Le même esprit d’à-propos et d’opportunité dont il souhaitait que l’administration pontificale s’inspirât, conseillait et dirigeait, à Vienne, sa propre attitude et ses propres démarches. « Les pensers et les maximes des temps présens sont changés, écrivait-il à Pacca dès le 16 novembre 1814, et dans certaines affaires (je ne parle pas de celles qui touchent immédiatement la religion) on ne saurait sans un grand préjudice parler et agir comme on l’eût fait avant un tel changement. J’aurais voulu, au sujet de la restitution des biens appartenant à l’Église germanique, faire, dans ma note, une demande plus modeste, mais je n’y étais pas autorisé.
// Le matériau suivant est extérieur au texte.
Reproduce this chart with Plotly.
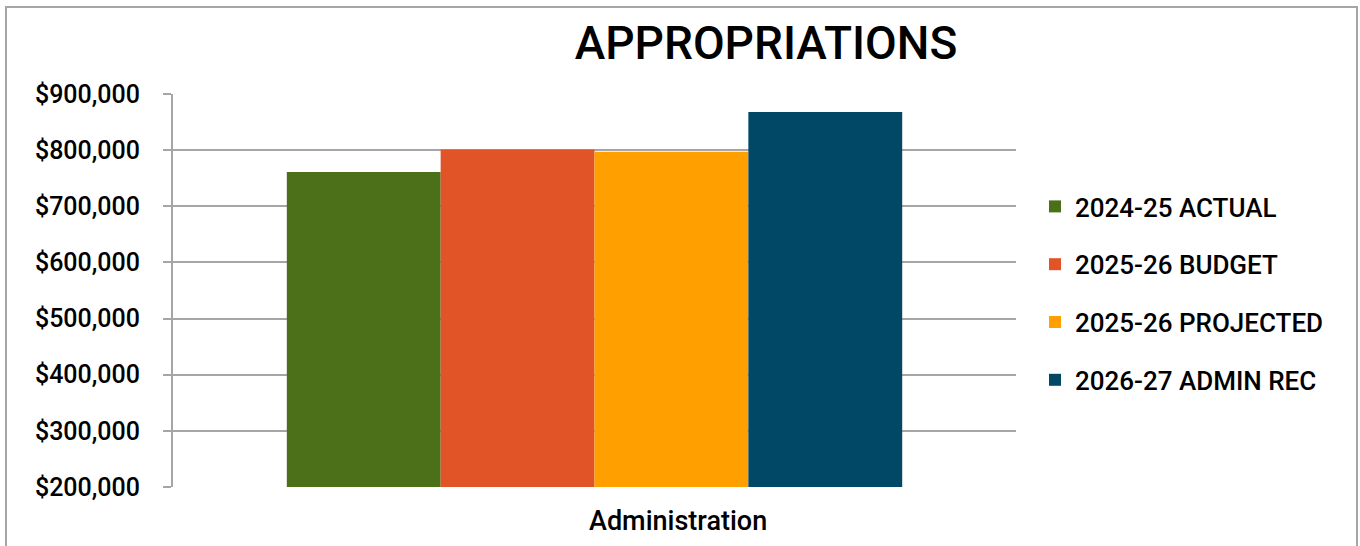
import plotly.graph_objects as go

categories = ["Administration"]
series_names = ["2024-25 ACTUAL", "2025-26 BUDGET", "2025-26 PROJECTED", "2026-27 ADMIN REC"]
series_values = [[761000], [801000], [797000], [868000]]
colors = ["#4B7019", "#E05427", "#FFA000", "#014866"]
y_ticks = [200000, 300000, 400000, 500000, 600000, 700000, 800000, 900000]
title_text = "APPROPRIATIONS"

FONT = "Roboto"
OFF = 0  # page body margin removed via post_script

fig = go.Figure()
for name, vals, col in zip(series_names, series_values, colors):
    fig.add_trace(go.Bar(
        x=categories, y=vals, name=name, marker=dict(color=col, line=dict(width=0)),
        legendgroup=name,
    ))

W, H = 1360, 546
L, R, T, B = 173 - OFF, 1360 - (1016 - OFF), 94 - OFF, 546 - (487 - OFF)
pw, ph = W - L - R, H - T - B

def px_x(x):
    return (x - OFF - L) / pw

def px_y(y):
    return (H - B - (y - OFF)) / ph

fig.update_layout(
    width=W, height=H,
    margin=dict(l=L, r=R, t=T, b=B),
    paper_bgcolor="white", plot_bgcolor="white",
    barmode="group", bargap=0.27, bargroupgap=0,
    font=dict(family=FONT, size=20, color="black"),
    title=dict(text=title_text, x=px_x(766), xref="paper", xanchor="center",
               y=1 - (43 - OFF) / H, yanchor="middle",
               font=dict(family=FONT, size=46, color="black", weight=500)),
    showlegend=True,
    legend=dict(x=px_x(1035), xanchor="left", y=px_y(183), yanchor="top",
                font=dict(family=FONT, size=26, color="black", weight=500),
                tracegroupgap=21, traceorder="grouped",
                bgcolor="rgba(0,0,0,0)"),
    yaxis=dict(range=[200000, 900000], tickvals=y_ticks, tickformat="$,.0f",
               showgrid=True, gridcolor="#A6A6A6", gridwidth=2,
               showline=True, linecolor="#A6A6A6", linewidth=2,
               ticks="outside", ticklen=8, tickcolor="#A6A6A6", tickwidth=2,
               ticklabelstandoff=18,
               tickfont=dict(family=FONT, size=25, color="black", weight=500),
               zeroline=False, fixedrange=True),
    xaxis=dict(showticklabels=False, showline=False, showgrid=False,
               zeroline=False, fixedrange=True),
    shapes=[dict(type="rect", xref="paper", yref="paper",
                 x0=px_x(6), x1=px_x(1357), y0=px_y(570), y1=px_y(7),
                 line=dict(color="#A6A6A6", width=2), layer="below")],
    annotations=[dict(text=categories[0], xref="paper", yref="paper",
                      x=px_x(678), y=px_y(521), xanchor="center", yanchor="middle",
                      showarrow=False, font=dict(family=FONT, size=27, color="black", weight=500))],
)

fig.write_html("out.html", config={"displayModeBar": False},
               post_script="document.body.style.margin='0';")
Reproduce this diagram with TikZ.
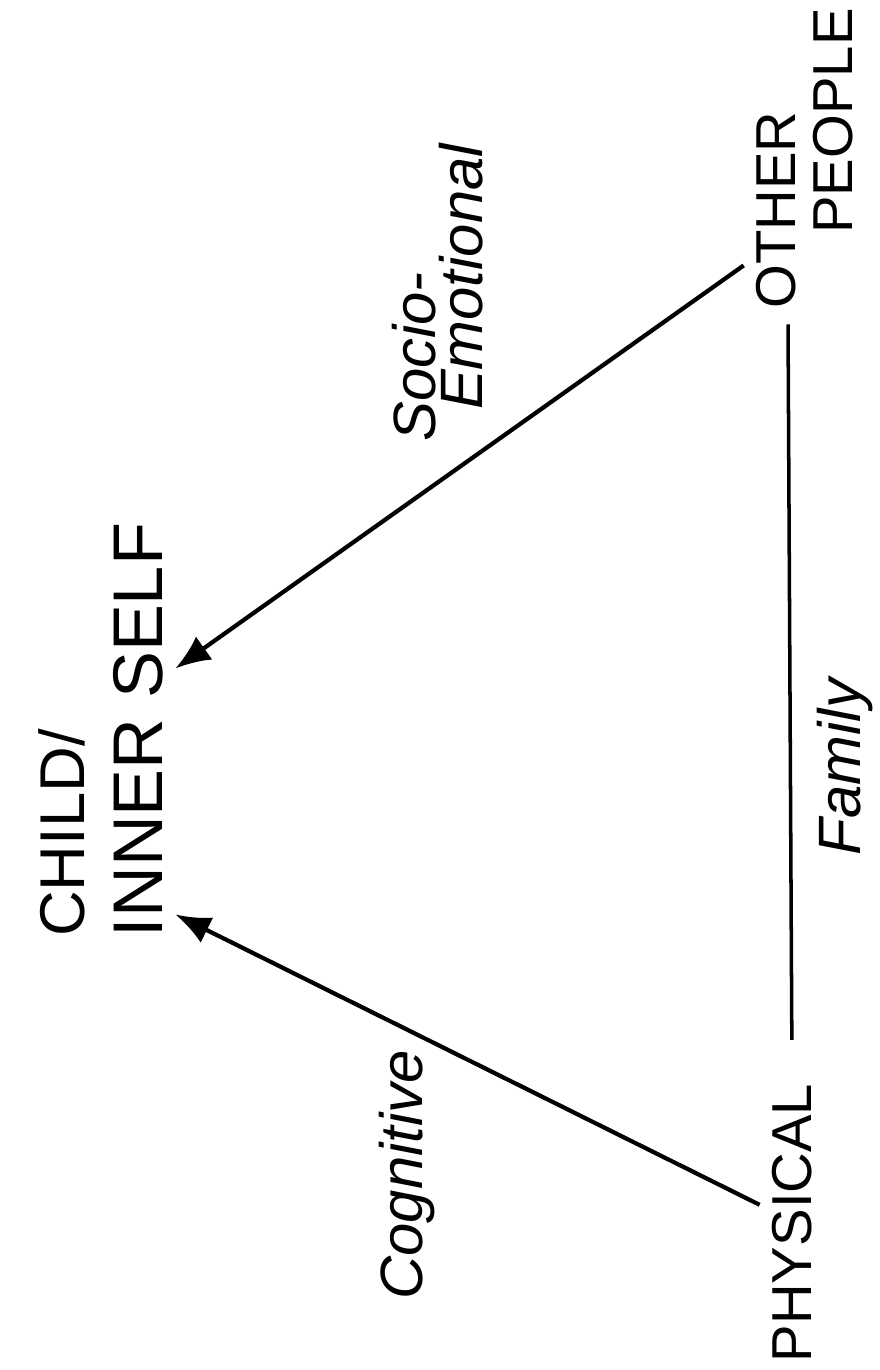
\documentclass[tikz,border=0pt]{standalone}
\usepackage{fontspec}
\setmainfont{Liberation Sans}
\usetikzlibrary{arrows.meta, calc}

\begin{document}
\begin{tikzpicture}[x=0.01cm, y=-0.01cm,
    place/.style={rotate=90, font=\fontsize{16}{19}\selectfont},
    aspect/.style={rotate=90, font=\fontsize{17}{20}\selectfont\itshape},
    link/.style={line width=1.2pt, -{Latex[length=10pt, width=8pt]}}]
    \useasboundingbox (0,0) rectangle (880,1370);

    \node (child) [place, font=\fontsize{18}{21}\selectfont] at (62,833) {CHILD/};
    \node (self) [place, font=\fontsize{20}{24}\selectfont] at (138,730) {INNER SELF};
    \node (other) [place] at (776,210) {OTHER};
    \node (people) [place] at (833,121) {PEOPLE};
    \node (physical) [place] at (792,1223) {PHYSICAL};

    \node (cog) [aspect] at (407,1175) {Cognitive};
    \node (socio) [aspect] at (414,357) {Socio-};
    \node (emo) [aspect] at (461,277) {Emotional};
    \node (fam) [aspect] at (845,767) {Family};

    \draw [link] ($(physical.north)!0.12!(physical.north east)$) -- ($(self.south west)!0.08!(self.south east)$);
    \draw [link] ($(other.north)!0.5!(other.north west)$) -- ($(self.south west)!0.64!(self.south east)$);
    \draw [line width=1pt, shorten >=9pt, shorten <=1pt] ($(other.west)+(12,0)$) -- (physical.east);
\end{tikzpicture}
\end{document}
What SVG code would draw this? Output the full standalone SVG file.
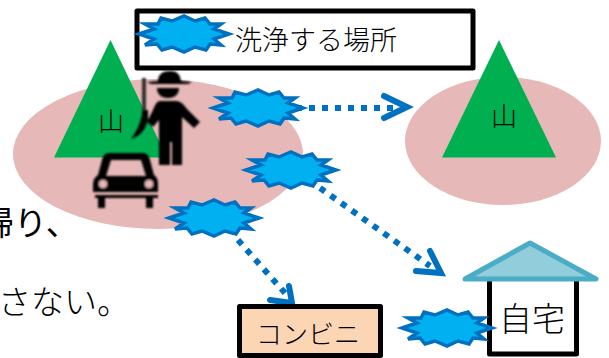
<svg xmlns="http://www.w3.org/2000/svg" width="609" height="358" viewBox="0 0 609 358">
<style>
text{font-family:"Noto Sans CJK JP","Noto Sans",sans-serif;fill:#000}
.l{font-weight:300}
.hill{fill:#e6b8b7}
.mt{fill:#00b050}
.dot{fill:none;stroke:#0070c0;stroke-width:6;stroke-dasharray:6 7}
.head{fill:none;stroke:#0070c0;stroke-width:6;stroke-linecap:round;stroke-linejoin:miter}
.box{stroke:#000;stroke-width:5;stroke-linejoin:round}
</style>
<defs>
<polygon id="star" fill="#00b0f0" stroke="#0070c0" stroke-width="3.500" points="-45,0 -30,-5 -39,-10 -26,-10 -23,-16 -12,-13 0,-18 11,-13 21,-16 26,-10 37,-10 30,-5 45,0 30,5 37,11 26,10 22,16 11,13 0,18 -12,13 -22,16 -27,10 -39,11 -30,5"/>
<filter id="soft" x="-10%" y="-10%" width="120%" height="120%"><feGaussianBlur stdDeviation="0.9"/></filter>
</defs>
<rect width="609" height="358" fill="#fff"/>
<g id="text-fragments">
<text x="-19" y="235" font-size="33">帰り、</text>
<text x="-2" y="314" font-size="33" class="l">さない。</text>
</g>
<g id="hill-left"><ellipse class="hill" cx="158" cy="154" rx="145" ry="75"/></g>
<g id="hill-right"><ellipse class="hill" cx="503" cy="141" rx="98" ry="64"/></g>
<g id="mountain-left">
<polygon class="mt" points="110.500,40 54,157.500 167,157.500"/>
<text x="98" y="131" font-size="26" class="l">山</text>
</g>
<g id="mountain-right">
<polygon class="mt" points="499,40 442,157.500 556,157.500"/>
<text x="491" y="126" font-size="26" class="l">山</text>
</g>
<g id="person" filter="url(#soft)">
<path fill="#333" d="M142,78h4v38h-4z"/>
<path d="M148,110C149,124 144,135 131,139C137,131 141,122 143,110z"/>
<path d="M158,81C158,74 163,71 170,71C177,71 180,74 181,81L192,82L188,84H151L147,82z"/>
<path d="M157,88H179C179,94 175,98 168,98C161,98 157,94 157,88z"/>
<path d="M160,101H176C181,101 184,105 187,109L200,122L194,128L182,117V165H172V142H170V165H159V120L153,127L147,122L153,110C155,105 157,101 160,101z"/>
</g>
<g id="car" filter="url(#soft)">
<path fill-rule="evenodd" d="M109,153H143C147,153 149,156 150,160L154,175C157,177 158,180 158,184V192H93V184C93,180 95,177 98,175L102,160C103,156 105,153 109,153zM111,160L106,176H146L141,160z"/>
<circle cx="103" cy="184" r="4" fill="#e6b8b7"/>
<circle cx="149" cy="184" r="4" fill="#e6b8b7"/>
<path d="M95,195H158V198H153V208H146V198H105V208H98V198H95z"/>
</g>
<g id="connectors">
<path class="dot" d="M296,108H398"/>
<path class="head" d="M384,96L407,107L384,118"/>
<path class="dot" d="M320,188L430,266"/>
<path class="head" d="M430,251L441,273L416,271"/>
<path class="dot" d="M238,240L285,293"/>
<path class="head" d="M289,286L292,303L270,300"/>
</g>
<g id="legend">
<rect x="137" y="11" width="336" height="57" fill="#fff" class="box"/>
<use href="#star" x="184" y="34"/>
<text x="235" y="50" font-size="27" class="l">洗浄する場所</text>
</g>
<g id="store">
<rect x="239.500" y="306.500" width="141" height="49" fill="#fcd5b5" class="box"/>
<text x="256" y="344" font-size="26" class="l">コンビニ</text>
</g>
<g id="home">
<rect x="489.500" y="275" width="87" height="79" fill="#fff" class="box"/>
<polygon points="465,279 530,243 596,279" fill="#92cddc" stroke="#4bacc6" stroke-width="5" stroke-linejoin="round"/>
<text x="499" y="331" font-size="33" class="l">自宅</text>
</g>
<g id="star-road"><use href="#star" x="258" y="108"/></g>
<g id="star-home-route"><use href="#star" x="291" y="170"/></g>
<g id="star-store-route"><use href="#star" x="214" y="218"/></g>
<g id="star-home"><use href="#star" x="447" y="328"/></g>
</svg>
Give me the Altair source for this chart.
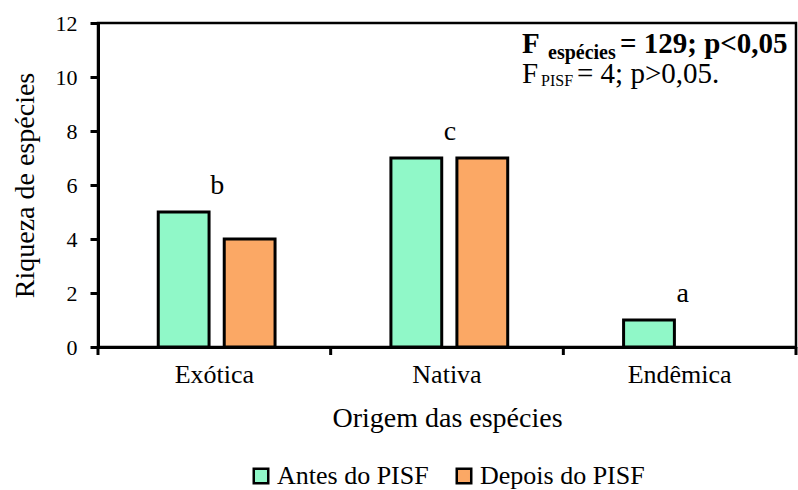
import altair as alt
import pandas as pd

# ---- data ----
categorias = ["Exótica", "Nativa", "Endêmica"]
periodos = ["Antes do PISF", "Depois do PISF"]
antes = [5, 7, 1]
depois = [4, 7, 0]
letras = ["b", "c", "a"]
cores = ["#90F8C8", "#FBA865"]
y_ticks = [0, 2, 4, 6, 8, 10, 12]

rows = []
for c, a, d in zip(categorias, antes, depois):
    rows.append({"origem": c, "periodo": periodos[0], "riqueza": a})
    rows.append({"origem": c, "periodo": periodos[1], "riqueza": d})
df = pd.DataFrame(rows)

letras_df = pd.DataFrame({
    "origem": categorias,
    "letra": letras,
    "topo": [max(a, d) for a, d in zip(antes, depois)],
})
ticks_df = pd.DataFrame({"origem": categorias})

FONT = "Liberation Serif"
W, H = 698, 324

xscale = alt.Scale(domain=categorias, paddingInner=0, paddingOuter=0)
yscale = alt.Scale(domain=[0, 12], nice=False)

bars = alt.Chart(df).transform_filter(
    alt.datum.riqueza > 0
).mark_bar(stroke="black", strokeWidth=3).encode(
    x=alt.X("origem:N", sort=categorias, scale=xscale,
            axis=alt.Axis(title="Origem das espécies", labelAngle=0, ticks=False,
                          labelPadding=14, titlePadding=17, domain=True,
                          domainColor="black", domainWidth=3)),
    xOffset=alt.XOffset("periodo:N", sort=periodos,
                        scale=alt.Scale(domain=periodos, paddingInner=0.23,
                                        paddingOuter=0.878, align=0.52)),
    y=alt.Y("riqueza:Q", scale=yscale,
            axis=alt.Axis(title="Riqueza de espécies", values=y_ticks, grid=False,
                          tickSize=8, tickWidth=3, tickColor="black",
                          labelPadding=13, titlePadding=16,
                          domainColor="black", domainWidth=3)),
    color=alt.Color("periodo:N", sort=periodos,
                    scale=alt.Scale(domain=periodos, range=cores),
                    legend=alt.Legend(title=None, orient="none", direction="horizontal",
                                      legendX=150, legendY=440,
                                      symbolType="square", symbolSize=210,
                                      symbolStrokeColor="black", symbolStrokeWidth=2.5,
                                      symbolOpacity=1, labelLimit=0,
                                      labelFont=FONT, labelFontSize=26, labelColor="black",
                                      labelOffset=3, columnPadding=22, padding=0)),
)

xticks = alt.Chart(ticks_df).mark_rule(color="black", strokeWidth=3).encode(
    x=alt.X("origem:N", sort=categorias, scale=xscale, bandPosition=0),
    y=alt.value(H),
    y2=alt.value(H + 8),
)
xtick_end = alt.Chart(ticks_df).transform_filter(
    alt.datum.origem == categorias[-1]
).mark_rule(color="black", strokeWidth=3).encode(
    x=alt.X("origem:N", sort=categorias, scale=xscale, bandPosition=1),
    y=alt.value(H),
    y2=alt.value(H + 8),
)

letters = alt.Chart(letras_df).transform_calculate(
    pos="datum.topo + 0.65"
).mark_text(font=FONT, fontSize=28, baseline="alphabetic", color="black", dx=3).encode(
    x=alt.X("origem:N", sort=categorias, scale=xscale),
    y=alt.Y("pos:Q", scale=yscale),
    text="letra:N",
)

one = pd.DataFrame({"k": [0]})


def txt(s, x, y, size, bold):
    return alt.Chart(one).mark_text(
        text=s, font=FONT, fontSize=size, fontWeight="bold" if bold else "normal",
        align="left", baseline="alphabetic", color="black"
    ).encode(x=alt.value(x), y=alt.value(y))


annot = [
    txt("F", 424, 30, 29, True),
    txt("espécies", 450, 36, 20, True),
    txt("= 129; p<0,05", 522, 30, 29, True),
    txt("F", 424, 60, 29, False),
    txt("PISF", 443, 63, 16, False),
    txt("= 4; p>0,05.", 479, 60, 29, False),
]

chart = alt.layer(bars, xticks, xtick_end, letters, *annot).properties(
    width=W, height=H,
    autosize=alt.AutoSizeParams(type="none"),
    padding={"left": 98, "top": 23, "right": 2, "bottom": 143},
).configure_view(
    stroke="black", strokeWidth=2.5
).configure_axis(
    labelFont=FONT, titleFont=FONT, labelColor="black", titleColor="black",
    titleFontWeight="normal",
).configure_axisY(
    labelFontSize=22, titleFontSize=28,
).configure_axisX(
    labelFontSize=26, titleFontSize=28,
)

chart.save("out.html", embed_options={"renderer": "svg", "actions": False})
J’ai donc serré les dents, et j’ai fait la demande dans toute son extension ; mais je confesse que, dans la certitude de l’impossibilité de la réussite et du mauvais effet qui en peut résulter, j’ai fait cette demande à contre-cœur, me souvenant du fameux adage : Frustra niti, neque aliud sese fatigando nisi odium quærere, extremæ dementiæ est. »

Une autre fois, le 4 mars 1815, il disait encore : « Contre de pareilles sécularisations, l’on a protesté dans les temps antiques ; mais entre les temps présens et les temps antiques, il y a plus de différence qu’entre l’époque qui suivit le déluge et l’âge antédiluvien ; et non seulement, en protestant, nous tomberons dans le plus grand ridicule, mais, ce qui est pis, nous indisposerons hautement, pour des choses impossibles et qui ne donnent lieu à aucun espoir, tous les princes que les intérêts de la religion nous invitent impérieusement à gagner à notre cause. »

On aime ici la franchise de la pensée, la courageuse fermeté de ces leçons de souplesse, l’exactitude avec laquelle Consalvi savait mettre sa montre à l’heure universelle, le tact éclairé qui lui faisait sentir que la justice, pour avoir raison, a besoin d’une certaine justesse d’accent, la perspicacité politique qui lui faisait

  1. Sur le l’établissement de la domination pontificale à Rome et sur la grande modération dont fit preuve le gouvernement restauré, voyez Madelin, La Rome de Napoléon, p. 676-681.